The fitted form was much worn in three-quarter-length coats and also in the jackets which ended at the waist or in a short basque below it. The jacket was a popular fashion for day-time wear. It was worn with a skirt or dress, either matching or contrasting in color and material. It appeared in both single and double-breasted forms. Loose jackets with yokes were also worn in the second half of the decade. Like the capes, the short jackets had great range of wear and were made in many materials from tweed to velvet, with elaborate trimmings of lace and embroidery or braidings. Very short jackets, not unlike the “Zouave” jackets of the 1860s—a name sometimes used again, although they were now usually called boleros—appeared in the late 1890s. Their curving lines repeated the line then appearing at the lower edge of most of the outer garments of this time.

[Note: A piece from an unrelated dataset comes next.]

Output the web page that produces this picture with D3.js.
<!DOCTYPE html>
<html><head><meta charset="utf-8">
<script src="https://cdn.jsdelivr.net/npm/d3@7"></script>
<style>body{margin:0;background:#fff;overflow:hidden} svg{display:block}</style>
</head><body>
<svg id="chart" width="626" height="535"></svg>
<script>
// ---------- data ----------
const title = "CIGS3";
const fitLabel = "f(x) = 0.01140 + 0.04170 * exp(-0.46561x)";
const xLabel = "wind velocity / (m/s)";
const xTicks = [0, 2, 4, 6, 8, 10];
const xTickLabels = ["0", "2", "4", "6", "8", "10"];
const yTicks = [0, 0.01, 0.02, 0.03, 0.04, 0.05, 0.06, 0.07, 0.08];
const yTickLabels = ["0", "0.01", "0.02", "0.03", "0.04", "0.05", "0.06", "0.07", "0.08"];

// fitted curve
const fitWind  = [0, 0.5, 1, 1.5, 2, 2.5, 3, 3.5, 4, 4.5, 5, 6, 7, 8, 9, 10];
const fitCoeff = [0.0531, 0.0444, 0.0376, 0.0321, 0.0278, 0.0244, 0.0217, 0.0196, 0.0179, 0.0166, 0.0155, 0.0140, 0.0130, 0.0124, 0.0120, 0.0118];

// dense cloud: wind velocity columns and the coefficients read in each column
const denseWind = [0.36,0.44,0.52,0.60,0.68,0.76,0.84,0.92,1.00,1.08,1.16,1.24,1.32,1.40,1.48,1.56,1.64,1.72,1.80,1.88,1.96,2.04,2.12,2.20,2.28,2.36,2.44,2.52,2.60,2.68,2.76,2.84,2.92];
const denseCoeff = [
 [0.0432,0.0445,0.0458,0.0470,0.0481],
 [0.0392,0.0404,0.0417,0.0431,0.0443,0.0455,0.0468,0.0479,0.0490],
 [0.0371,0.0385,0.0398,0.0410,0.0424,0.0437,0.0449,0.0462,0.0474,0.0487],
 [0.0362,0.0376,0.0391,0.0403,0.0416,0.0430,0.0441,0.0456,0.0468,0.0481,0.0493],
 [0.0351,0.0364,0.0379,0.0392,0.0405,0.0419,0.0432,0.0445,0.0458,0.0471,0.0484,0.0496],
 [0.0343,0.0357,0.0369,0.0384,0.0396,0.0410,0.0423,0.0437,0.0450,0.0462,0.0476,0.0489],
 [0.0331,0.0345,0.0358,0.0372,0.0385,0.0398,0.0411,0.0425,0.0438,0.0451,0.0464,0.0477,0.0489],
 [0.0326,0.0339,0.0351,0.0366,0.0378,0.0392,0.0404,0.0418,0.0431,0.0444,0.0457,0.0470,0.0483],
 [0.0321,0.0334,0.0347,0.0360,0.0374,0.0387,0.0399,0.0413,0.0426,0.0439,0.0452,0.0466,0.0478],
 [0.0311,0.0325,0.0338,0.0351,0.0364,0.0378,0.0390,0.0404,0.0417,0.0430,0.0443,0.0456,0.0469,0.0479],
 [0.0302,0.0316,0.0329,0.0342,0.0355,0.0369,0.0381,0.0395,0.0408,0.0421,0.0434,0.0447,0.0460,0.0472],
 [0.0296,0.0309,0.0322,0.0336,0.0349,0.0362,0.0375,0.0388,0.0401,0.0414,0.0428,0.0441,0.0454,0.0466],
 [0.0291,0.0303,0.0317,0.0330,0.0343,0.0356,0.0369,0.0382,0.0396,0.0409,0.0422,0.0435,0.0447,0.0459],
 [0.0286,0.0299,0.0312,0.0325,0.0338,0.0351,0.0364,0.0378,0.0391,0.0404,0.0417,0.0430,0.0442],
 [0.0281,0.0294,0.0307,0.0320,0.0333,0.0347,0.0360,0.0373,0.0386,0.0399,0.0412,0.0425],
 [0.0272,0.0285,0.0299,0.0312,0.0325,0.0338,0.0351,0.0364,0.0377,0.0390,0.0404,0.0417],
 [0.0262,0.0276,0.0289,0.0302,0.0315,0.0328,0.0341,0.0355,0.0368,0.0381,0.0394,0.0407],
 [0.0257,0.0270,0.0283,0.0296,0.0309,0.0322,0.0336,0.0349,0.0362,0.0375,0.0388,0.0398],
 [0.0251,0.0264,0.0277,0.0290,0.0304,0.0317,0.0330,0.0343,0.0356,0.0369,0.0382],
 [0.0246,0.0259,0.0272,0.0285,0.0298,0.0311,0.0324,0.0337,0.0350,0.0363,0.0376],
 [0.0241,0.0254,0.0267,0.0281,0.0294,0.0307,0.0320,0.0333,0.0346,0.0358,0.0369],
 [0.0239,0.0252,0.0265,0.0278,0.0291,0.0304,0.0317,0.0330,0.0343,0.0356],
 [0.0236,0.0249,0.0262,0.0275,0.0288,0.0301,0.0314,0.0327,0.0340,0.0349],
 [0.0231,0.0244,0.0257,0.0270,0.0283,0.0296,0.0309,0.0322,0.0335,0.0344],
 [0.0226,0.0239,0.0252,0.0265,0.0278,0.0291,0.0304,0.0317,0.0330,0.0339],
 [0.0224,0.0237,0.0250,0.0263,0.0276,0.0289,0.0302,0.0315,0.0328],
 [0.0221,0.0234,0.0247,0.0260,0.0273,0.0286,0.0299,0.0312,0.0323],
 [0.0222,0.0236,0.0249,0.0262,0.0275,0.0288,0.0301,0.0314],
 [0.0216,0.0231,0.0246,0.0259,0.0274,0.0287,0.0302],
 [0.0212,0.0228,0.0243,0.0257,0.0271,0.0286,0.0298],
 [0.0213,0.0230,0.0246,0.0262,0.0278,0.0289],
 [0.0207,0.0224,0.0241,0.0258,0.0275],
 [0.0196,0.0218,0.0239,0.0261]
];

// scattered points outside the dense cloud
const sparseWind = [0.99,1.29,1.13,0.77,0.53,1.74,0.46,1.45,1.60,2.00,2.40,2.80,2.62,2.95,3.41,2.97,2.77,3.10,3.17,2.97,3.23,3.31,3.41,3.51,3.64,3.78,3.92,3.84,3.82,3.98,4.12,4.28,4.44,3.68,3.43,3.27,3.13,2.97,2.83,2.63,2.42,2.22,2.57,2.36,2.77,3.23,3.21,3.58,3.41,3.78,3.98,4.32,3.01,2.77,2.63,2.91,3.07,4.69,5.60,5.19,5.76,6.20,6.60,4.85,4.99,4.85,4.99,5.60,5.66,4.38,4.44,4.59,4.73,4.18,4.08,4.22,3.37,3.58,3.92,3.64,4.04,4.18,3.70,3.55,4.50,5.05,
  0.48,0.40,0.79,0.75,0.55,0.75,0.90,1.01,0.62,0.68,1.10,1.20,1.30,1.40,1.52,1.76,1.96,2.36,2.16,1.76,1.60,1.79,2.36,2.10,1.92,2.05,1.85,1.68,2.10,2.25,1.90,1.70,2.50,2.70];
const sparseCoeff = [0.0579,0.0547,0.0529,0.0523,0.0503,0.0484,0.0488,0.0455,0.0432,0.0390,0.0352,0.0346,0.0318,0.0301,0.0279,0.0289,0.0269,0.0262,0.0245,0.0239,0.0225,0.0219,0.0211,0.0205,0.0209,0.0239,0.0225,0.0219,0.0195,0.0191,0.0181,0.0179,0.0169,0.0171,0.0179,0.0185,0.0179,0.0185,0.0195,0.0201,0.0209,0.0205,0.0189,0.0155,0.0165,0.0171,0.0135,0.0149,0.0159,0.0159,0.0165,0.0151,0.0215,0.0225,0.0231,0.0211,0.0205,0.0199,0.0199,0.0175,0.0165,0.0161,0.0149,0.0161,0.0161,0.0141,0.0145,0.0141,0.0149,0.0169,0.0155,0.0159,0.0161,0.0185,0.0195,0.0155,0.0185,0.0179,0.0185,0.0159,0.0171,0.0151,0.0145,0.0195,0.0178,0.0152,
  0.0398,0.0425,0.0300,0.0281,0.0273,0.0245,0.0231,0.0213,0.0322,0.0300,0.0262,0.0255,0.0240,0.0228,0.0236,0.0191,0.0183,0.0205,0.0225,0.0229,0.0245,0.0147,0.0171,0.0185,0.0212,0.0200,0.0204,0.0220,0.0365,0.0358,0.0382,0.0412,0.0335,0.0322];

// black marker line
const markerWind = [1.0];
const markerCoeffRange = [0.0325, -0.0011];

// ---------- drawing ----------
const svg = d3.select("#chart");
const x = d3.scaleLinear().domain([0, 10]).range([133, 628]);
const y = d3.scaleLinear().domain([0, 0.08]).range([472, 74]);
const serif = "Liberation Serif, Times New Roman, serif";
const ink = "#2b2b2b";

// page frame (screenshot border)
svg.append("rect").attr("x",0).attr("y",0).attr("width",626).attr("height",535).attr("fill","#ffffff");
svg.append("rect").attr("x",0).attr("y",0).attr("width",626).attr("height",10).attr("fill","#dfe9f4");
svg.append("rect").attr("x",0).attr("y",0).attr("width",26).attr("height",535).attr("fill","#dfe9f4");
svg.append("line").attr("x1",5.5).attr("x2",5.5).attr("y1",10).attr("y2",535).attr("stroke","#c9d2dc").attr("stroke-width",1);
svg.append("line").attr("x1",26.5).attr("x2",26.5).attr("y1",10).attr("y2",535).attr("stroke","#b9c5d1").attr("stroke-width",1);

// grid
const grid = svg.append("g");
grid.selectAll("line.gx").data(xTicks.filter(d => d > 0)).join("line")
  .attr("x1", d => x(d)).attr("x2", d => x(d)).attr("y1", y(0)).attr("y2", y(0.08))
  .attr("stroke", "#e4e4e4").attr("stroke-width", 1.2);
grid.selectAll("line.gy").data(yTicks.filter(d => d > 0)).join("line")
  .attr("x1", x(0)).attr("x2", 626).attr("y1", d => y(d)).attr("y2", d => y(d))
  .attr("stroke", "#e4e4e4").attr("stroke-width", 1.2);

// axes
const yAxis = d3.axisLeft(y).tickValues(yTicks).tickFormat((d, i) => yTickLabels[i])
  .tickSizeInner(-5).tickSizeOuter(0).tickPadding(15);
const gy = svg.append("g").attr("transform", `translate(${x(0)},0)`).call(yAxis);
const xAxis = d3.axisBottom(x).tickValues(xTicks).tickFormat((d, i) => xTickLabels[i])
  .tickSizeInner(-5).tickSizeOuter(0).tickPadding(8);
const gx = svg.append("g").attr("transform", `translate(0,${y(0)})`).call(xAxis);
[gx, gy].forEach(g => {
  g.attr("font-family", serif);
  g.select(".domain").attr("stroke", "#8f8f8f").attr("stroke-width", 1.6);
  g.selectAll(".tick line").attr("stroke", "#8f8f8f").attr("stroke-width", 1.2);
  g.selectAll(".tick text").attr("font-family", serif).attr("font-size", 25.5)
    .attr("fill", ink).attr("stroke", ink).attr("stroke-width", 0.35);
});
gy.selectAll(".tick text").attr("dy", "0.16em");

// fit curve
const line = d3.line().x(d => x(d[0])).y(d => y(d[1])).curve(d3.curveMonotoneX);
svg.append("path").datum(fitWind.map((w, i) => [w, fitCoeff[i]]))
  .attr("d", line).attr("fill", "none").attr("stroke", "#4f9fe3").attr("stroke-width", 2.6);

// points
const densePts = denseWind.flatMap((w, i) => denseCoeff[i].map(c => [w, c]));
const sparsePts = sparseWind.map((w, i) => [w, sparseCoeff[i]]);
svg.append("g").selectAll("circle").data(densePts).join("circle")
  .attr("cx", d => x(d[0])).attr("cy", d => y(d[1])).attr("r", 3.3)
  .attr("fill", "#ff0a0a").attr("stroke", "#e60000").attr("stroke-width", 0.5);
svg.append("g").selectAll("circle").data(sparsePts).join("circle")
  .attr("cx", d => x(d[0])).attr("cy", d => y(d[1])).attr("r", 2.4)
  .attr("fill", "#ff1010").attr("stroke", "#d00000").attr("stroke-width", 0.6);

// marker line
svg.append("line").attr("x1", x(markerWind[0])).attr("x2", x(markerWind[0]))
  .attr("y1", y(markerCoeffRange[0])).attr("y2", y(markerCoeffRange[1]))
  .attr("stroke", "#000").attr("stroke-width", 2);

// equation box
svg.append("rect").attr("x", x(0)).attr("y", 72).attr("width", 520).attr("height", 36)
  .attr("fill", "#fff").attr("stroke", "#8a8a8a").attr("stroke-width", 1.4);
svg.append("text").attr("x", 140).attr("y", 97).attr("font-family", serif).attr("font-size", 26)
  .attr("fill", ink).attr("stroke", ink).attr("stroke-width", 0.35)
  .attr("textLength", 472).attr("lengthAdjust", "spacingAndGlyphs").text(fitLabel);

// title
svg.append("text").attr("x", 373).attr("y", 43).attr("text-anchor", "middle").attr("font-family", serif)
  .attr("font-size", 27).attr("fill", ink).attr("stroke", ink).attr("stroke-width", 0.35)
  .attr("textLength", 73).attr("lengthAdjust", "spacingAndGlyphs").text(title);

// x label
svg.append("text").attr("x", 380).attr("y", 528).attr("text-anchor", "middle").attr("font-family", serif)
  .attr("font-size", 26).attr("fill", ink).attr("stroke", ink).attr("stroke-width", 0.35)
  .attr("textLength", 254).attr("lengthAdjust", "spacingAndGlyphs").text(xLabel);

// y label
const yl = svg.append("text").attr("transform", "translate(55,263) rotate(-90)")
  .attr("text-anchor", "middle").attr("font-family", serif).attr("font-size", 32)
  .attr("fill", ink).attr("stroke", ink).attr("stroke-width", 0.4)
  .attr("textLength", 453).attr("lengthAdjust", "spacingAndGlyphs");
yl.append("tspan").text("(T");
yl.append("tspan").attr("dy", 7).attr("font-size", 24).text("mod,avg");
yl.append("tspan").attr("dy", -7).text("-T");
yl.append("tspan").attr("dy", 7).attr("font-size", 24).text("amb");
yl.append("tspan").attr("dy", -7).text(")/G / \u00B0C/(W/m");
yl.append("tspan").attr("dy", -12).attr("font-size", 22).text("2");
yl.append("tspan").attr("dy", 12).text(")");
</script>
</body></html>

The cape form was so dominant a fashion that short capes appeared on coats and three-quarter-length jackets, and even the trimming added to the necks of many of the more elaborate cloaks, capes, coats and jackets—in ruches and pleated frills of chiffon or lace—showed a cape-like form. On the jackets, the reverse were often large and emphasized by decoration or the use of a contrasting material. They were often elaborately braided and were sometimes worn with a matching vest. Evening cloaks, coats and capes showed an increasing richness and elaboration in fabric and trimming. In the second half of the decade, the linings also became very elaborate, and this concentration of ornament on a lining is seen again in the parasols of these last years of the century.